On Monday night, after long and tough negotiations, the negotiators of the European Parliament and the European Council agreed on a new regulation for adequate minimum wages in the EU. The tough negotiations were mainly due to the enormous differences between the member states in terms of wage policies.
Dennis Radtke and Cindy Fransen (MEP/EPP) were part of the European Parliament's negotiating team. Dennis Radtke said: "With the agreement on the minimum wage, we are writing social policy history in Europe. For the first time, EU legislation will directly help workers to get fairer and better wages". Cindy Fransen commented: "This is a big step forward in the fight against low pay and in-work poverty in Europe."
To get a clear picture of the outcome and impact of this agreement, it is necessary to wait for the final decision. First, the agreement will be submitted to the European Parliament's Employment and Social Affairs Committee. After its vote, the European Parliament must approve the outcome, just as the European Council must approve the outcome of the negotiators.
The new rules will apply to all workers in the EU who have an employment contract or relationship. Those countries that already have a strong collective agreement can continue to work.
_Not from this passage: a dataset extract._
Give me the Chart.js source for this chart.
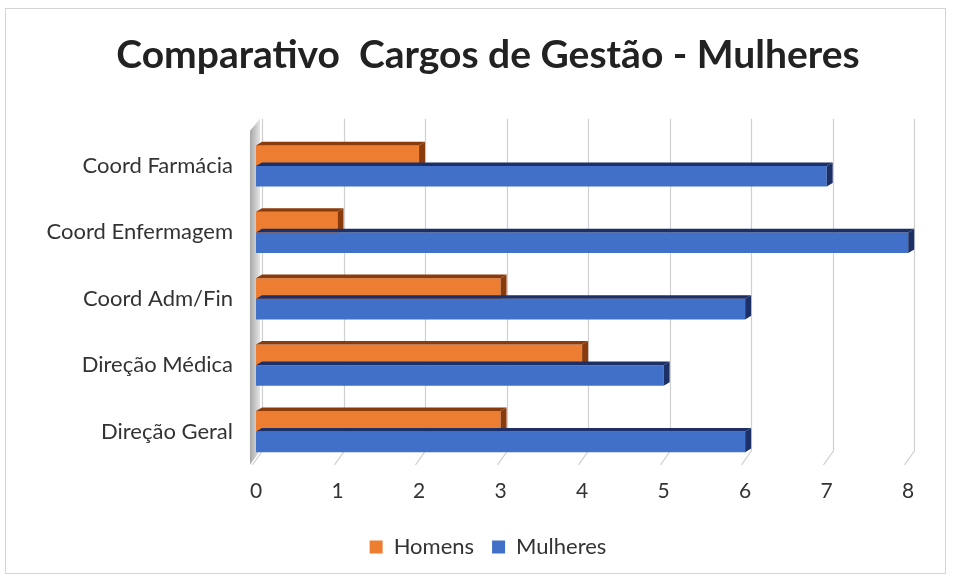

Adequate wage for an adequate standard of living
An adequate minimum wage must ensure an adequate standard of living according to the socio-economic conditions and purchasing power of the country concerned. To assess this, countries seem to have a choice of sorts. Countries can set a basket of goods and services at real prices and refer to values such as 60% of the gross median wage and 50% of the gross average wage.
Deductions from or deviations from the minimum wages are regulated. Other important issues are the strengthening of collective bargaining and the need for an action plan to increase coverage when less than 80% of workers are covered by a collective agreement.
The agreement also emphasises the establishment of an adequate enforcement system and the fight against abusive subcontracting, bogus self-employment, unrecorded overtime or increased work intensity. The authorities must protect workers and trade union representatives and ensure the right to redress for workers whose rights have been violated.